La carrera de Robespierre era igualmente deudora de la oratoria y, aunque él distaba de ser uno de los grandes oradores de su tiempo - sus contemporáneos Danton y Vergniaud, con temperamentos y carreras muy distintas, compartía ese honor- era muy admirado por sus colegas y podía sostenerse que era el orador más eficaz.

La forma y el fondo son inseparables. Aquí subrayo la forma, ya que el fondo de Robespierrees la base de todo lo que sigue. Cuando el joven Robespierre dio los primeros pasos en la carrera legal, los críticos de la oratoria tribunalicia distinguían dos clases de discursos: los de los abogados, que sacrificaban el estilo al deseo de ganar una causa, y los de los literatos, que utilizaban el estilo para revelar principios básicos racionales.

Robespierre estaba dentro de estos últimos. Robespierre estaba entre estos último. Sus casos legales, por la forma en que los defendió, eran ejemplos específicos de posiciones generales.

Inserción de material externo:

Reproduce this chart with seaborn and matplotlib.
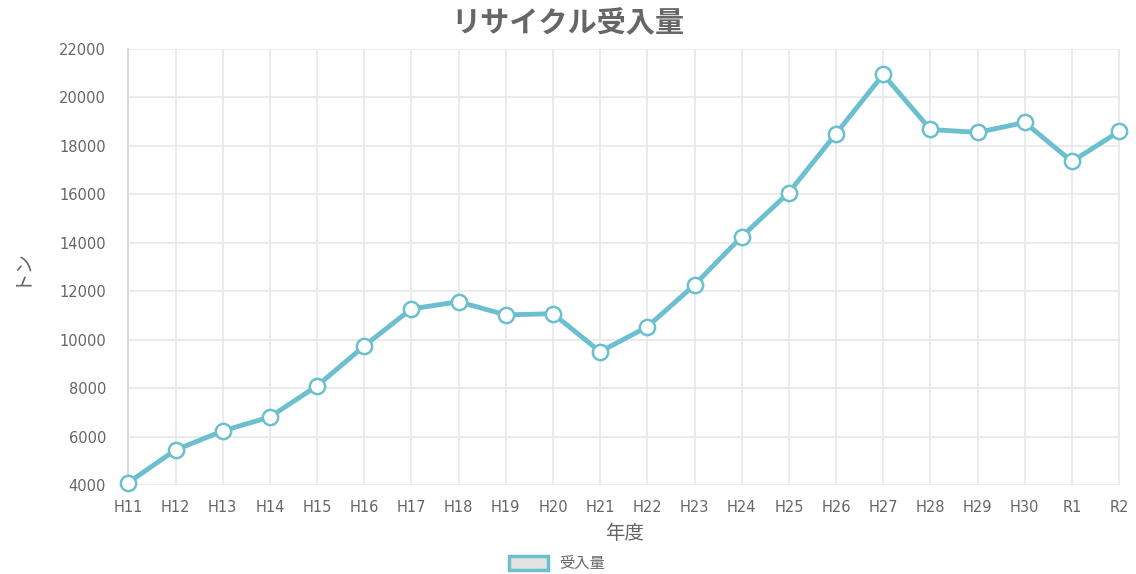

El caso Pagès, que versaba sobre un dinero prestado, se convirtió en una consideración sobre la usura; el caso de Mary Somerville, en torno a la herencia disputada, se transformó en una exposición de los derechos de la mujer; el caso Déteuf, que tenía que ver con una falsa acusación de robo, hecha por un monje que quería vengarse de una mujer que había resistido sus intento de seducción, se convirtió en un análisis del lugar que debe ocupar el clero en la sociedad.

Ya hemos visto que el caso pararrayos y el caso Dupond llegaron a ser respectivamente una confrontación entre ciencia y superstición y una diatriba en contra de la justicia arbitraria y el encarcelamiento. Esta costumbre de generalizar liberó a la oratoria de Robespierre, incluso antes de la revolución, de buena parte de la jerga legal y la estrechez profesional que perjudicaba a muchos de sus contemporáneos, que también habían llegado a la revolución desde una carrera en la jurisprudencia. Robespierre rara vez opinaba sobre la oratoria y, cuando lo hacía, no tomaba en cuenta los aspectos técnicos del arte. El consideraba la inspiración, para sí mismo y para cualquiera que hablara con propósito y sentido, como fundamental.

Como orador, Robespierre inició la revolución con ciertas desventajas técnicas, hablaba con un fuerte acento regional artesiano; su voz, demasiado aguda para ser naturalmente agradable, era débil de volumen y carecía de variedad en los tonos.

Su presencia física no era imponente: era un hombre bajo y delgado, con una cabeza voluminosa. Su mala vista le exigía usar gafas, que a veces se levantaba sobre la frente, cuando estaba hablando, para frotarse los ojos. Los gestos que hacía en la tribuna eran breves, un poco bruscos y crispados. En otras palabras no tenía la presencia de un orador importante y dominador, y estas insuficiencias estaban agravadas por la costumbre de leer sus discursos, hundiendo las narices en el texto escrito.

Robespierre era perfectamente consciente de sus falencias, y procuraba vencerlas o lograr que sus oyentes no las notaran. De todos modos, su importancia no radicaba en la perfección técnica de su oratoria, sino en lo que tenía que decir. Lo que no podía aprenderse era lo que más importaba, "una elocuencia que brota del corazón y sin la cual nada es conveniente". Y esta elocuencia él la poseía y se explayaba en la revolución. Incluso era capaz de improvisar brillantemente, aunque lo hacía pocas veces, prefiriendo no entregarse a las pasiones del momento, atento a obtener esa precisión que sólo la da la pluma. En sus manuscritos encontramos dos clases de correcciones. A veces con la pasión de la destrucción, tachaba pasajes enteros "con una red de barras irregulares".

En otras ocasiones sustituía una que otra palabra, buscando cuidadosamente el vocablo justo.

Asimismo, los manuscritos de Robespierre revelan mucha atención a los efectos. Insertaba con todo cuidado pausas destinadas a impresionar a los oyentes con el horror o hacer que estallan en aplausos entusiastas. Y como siempre hablaba para los que estaban más allá de las paredes de la Asamblea y que tendrían que leer o escuchar sus discursos de segunda mano, se tomaba el trabajo de lograr que sus palabras fueran repetidas exactamente.

Elaboró un estilo que consistía en hacer pausas frecuentes, como si estuviera dictando su discurso. "Como el elocuente Robespieerre siempre se interrumpe, para mojarse los labios", escribe un periodista, "uno tiene tiempo para escribir".

Estos discursos cuidadosamente preparados, pronunciados con nitidez, con adecuadas citas de Bacon, Leibniz, Condillac y Rosseau, entre los escritores modernos, con las alusiones clásicas favorecidas en esos tiempos, con pausas para lograr efectos dramáticos y énfasis para obtener aplausos, era el medio por el cual Robespierre se revelaba, dictaba una autobiografía revolucionaria al mismo tiempo que revelaba a la Revolución.